Spicy-hot pork chops

4 Servings

Ingredients

Quantity Ingredient
4 Bone-in pork chops 3/4-inch thick
15 ounces Canned black beans rinsed and drained
10 ounces Canned diced tomatoes (with green chiles) undrained
ounce Canned whole kernel corn drained
2 tablespoons Chopped fresh cilantro
2 teaspoons Minced garlic
1 teaspoon Ground cumin
½ teaspoon Crushed red pepper (or more, if desired)
½ teaspoon Hot pepper sauce
Vegetable oil
¾ cup Chopped onion

Directions

In a medium bowl combine black beans, tomatoes and green chiles, corn, cilantro, garlic, cumin, red pepper and hot pepper sauce. Set aside.

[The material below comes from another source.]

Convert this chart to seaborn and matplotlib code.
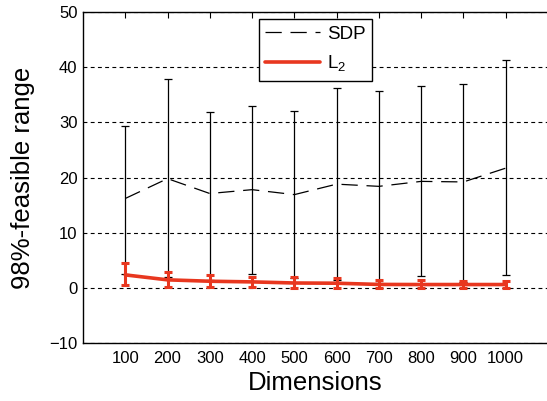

Heat a large skillet over medium-high heat. Brush chops lightly with oil and brown on each side; remove from pan. Add onion to skillet. Cook, stirring often, until onion is tender but not brown. Stir in bean mixture; bring to boiling. Return chops to skillet. Cover tightly; cook over low heat for 5-6 minutes or until chops are just done. Serve bean mixture with chops. (Serves 4)

Approximately, per serving:

Calories: 342. Protein: 32 g. Fat: 9 g. Sodium: 342 mg. Cholesterol: 68 mg.